My molecules traveled beneath the foundation and reformed as I surfaced behind him. He must have sensed my presence. His tail whipped across my shins before I could strike. I collided face first into the concrete. The impact robbed my lungs of much needed air. The newt leapt on me, slapping at me with his leathery hands and ramming me in the back of the head with his bloody tongue.

I saw stars. And planets. And rockets. And possibly Superman. But he wasn’t there to save me, and I’d be damned if I’d let Larissa win.

Without enough breath, I couldn’t shift. But I could change. My tigress form returned. I rolled, clawing and cleaving into the soft underbelly of the newt. His skin parted like wet cardboard. I wrenched my head to the side, trying to avoid the likely poisonous blood and entrails drenching my fur. He screeched, ruptured eyes oozing fluid as he whipped the remains of his tongue to encircle my throat.

I raked his tongue with my free paw before he could squeeze. A section of it fell with a splat beside me as I dug my front and back legs into the large holes of his underside. Adrenaline fueled my strength, numbing me to sweltering pain. I launched him into the corner garbage bin. He landed hard enough to pop the overstuffed bags, spilling dirty cups and pizza boxes onto the linoleum.

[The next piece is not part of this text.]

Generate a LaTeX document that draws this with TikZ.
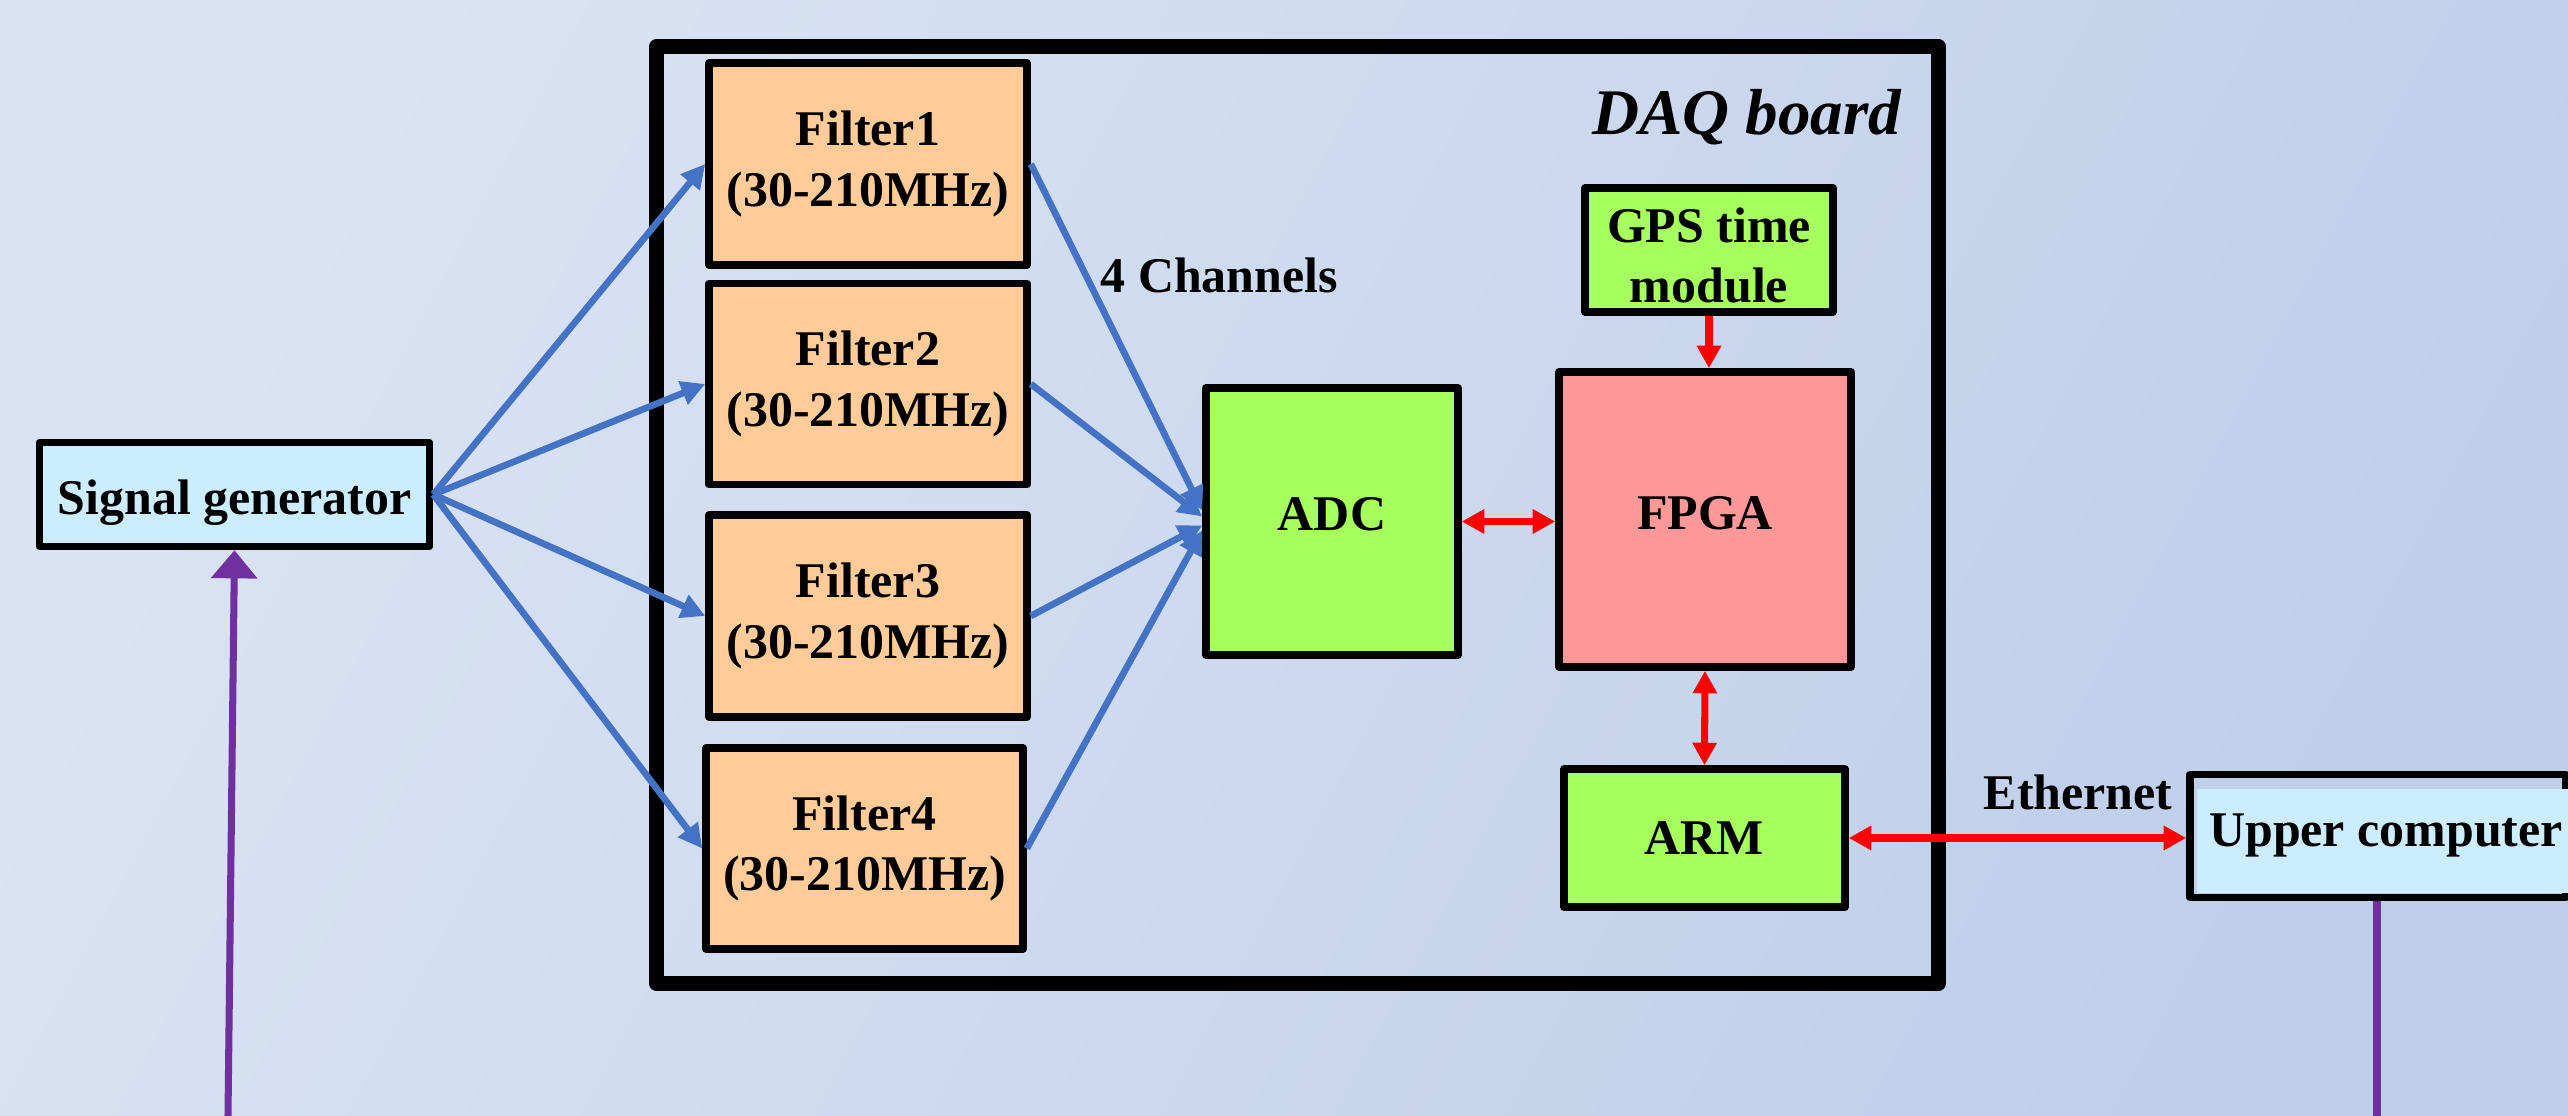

I whirled onto my belly and roared. Get up! Get up! Dammit, I was pissed.

My tigress didn’t like getting thrown around. And my human side didn’t care for it, either. For a long time, the newt didn’t move. But the moment his dark brown tail lifted, I bolted and hurdled myself on top of him. My claws hacked into his reptilian side like nails through plastic—hard at first, until I completely broke through the tough outer flesh. His skin and innards sprayed my face in chunks, his squeals barely audible over my thunderous roars.

I continued to slash until I felt the pull of muscle and ligaments from long thin bones. That’s when I stopped. Viciousness had its limits, and I’d far surpassed them. I leapt from the bin with grace, the soaked pads of my paws leaving prints on the grimy floor with each step.

I’d won the first challenge. No one appeared with a medal to place around my fuzzy neck, no balloons dropped down from the ceiling, no one patted my back to say “Well done!” And while I didn’t exactly expect a supernatural parade complete with black cats on unicycles, I had expected something more . . . mystical. I changed, returning to my human side and adding bloody human footprints to the tiger ones. Now what? I stood na**d again, with no bouncer in a tacky T-shirt in sight. I reached the floor polisher and sighed, exhausted and still freaked out.

If it wasn’t for the sudden change in the air, I wouldn’t have sensed the giant newt springing at me. With more reflex than strategy, I gripped the handlebars of the floor polisher and swung. The newt bounced off the wall and slumped in front of me, nothing more but ground, battered meat and bone piercing through rubberlike skin.

This time, I needed to make sure he was dead. I bashed in his skull until my face dripped with red death and I couldn’t see, only feel. Feel the bones crunch like wet marbles, feel the warm blood turn cold against my heated flesh, feel my muscles scream with stress and tension.

“Miss Celia, what are you do-eeng?”

I jumped and dropped the handlebars. My hands slapped at my saturated face, trying to see through the glop. Eduardo, one of the day-shift custodians, stood by the double doors with a mini version of the trash bins on wheels. I gaped at my bloody hands, then at the blood pooling from my chin onto the floor. My eyes searched the confines of the room. No other blood but mine in sight. The cracked cinderblock had repaired itself, the pizza boxes, cups, and other garbage had returned to the heap. And the broken chairs lay piled neatly in the corner. Absolutely no other evidence of a high-noon magical showdown . . . with the exception of a very small, very dead, very mutilated newt the size of my palm near my feet. This was more of the ending to round one I’d expected, minus Eduardo.

“Um. Hi, Eduardo.” I pointed to the newt. “I was killing that lizard thingy,” I responded with total sincerity.

Eduardo didn’t bother to take in the newt. Just me. Go figure. “But why are you bleed-eeng . . . and nay-ked?”

My hands gripped my girl parts. Oh, God.